Lo intentó en Hollywood sin mucho entusiasmo. Se la pudo ver en Los profesionales (Richard Brooks, 1966) al lado de Burt Lancaster, en No hagan olas (Alexander Mackendrick, 1967) con Tony Curtis o en El fabuloso mundo del circo (Henry Hathaway, 1964), con John Wayne y Rita Hayworth. Y así hasta llegar a ese intento fallido de Las petroleras (1971) secundada por Brigitte Bardot en el más adorable disparate del que ha sidocapaz el cine en mucho tiempo. Al contrario que muchas de sus colegas, Cardinale, siempre diferente, acabó por encontrar su propio camino. En 1975 rompió su contrato con Cristaldi, se liberó de viejas esclavitudes y pese a la infinidad de malas películas que ocupan su filmografía a lo largo de buena parte de los 70 y los 80, logró desprenderse de la mirada sexualizada de los amantes del photoshop que, pese a todo, nunca terminarían de desaparecer del todo. «Siempre deseé viajar por el mundo y lo logré», confesó.
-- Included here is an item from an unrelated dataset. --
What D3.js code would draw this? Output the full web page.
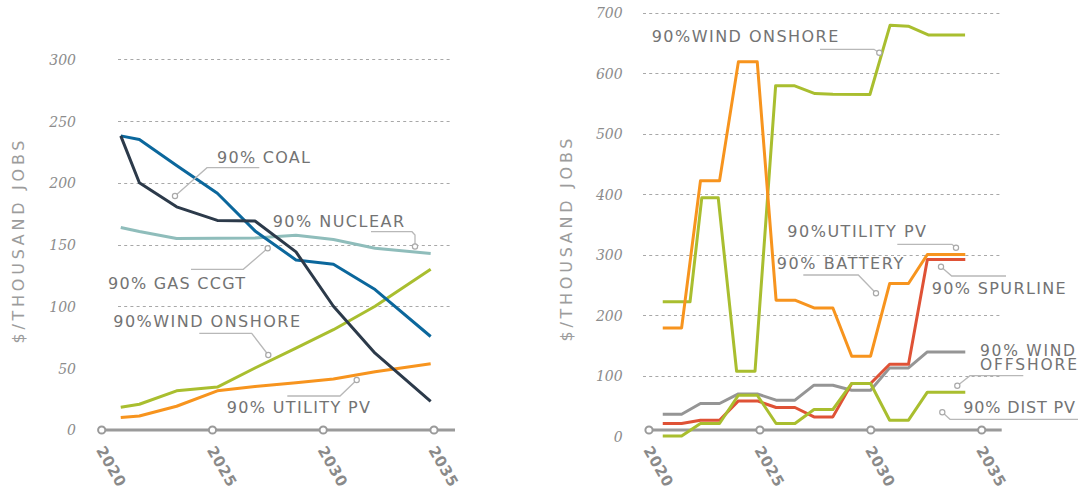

Sus trabajos con Werner Herzog (Fitzcarraldo, 1982), con Marco Bellocchio (Enrique IV, 1984), con el citado Trueba o hasta con Manoel de Oliveira (Gebo y la sombra, 2012) cuando éste contaba ya con 103 años de edad, dan buena cuenta del espíritu por definición distinto de una actriz diferente y ajena a los cánones. «Nunca me desnudé y nunca hice nada para cambiar mi rostro. Me gusta ser lo que soy, porque no se puede detener el tiempo». Palabra de Cardinale.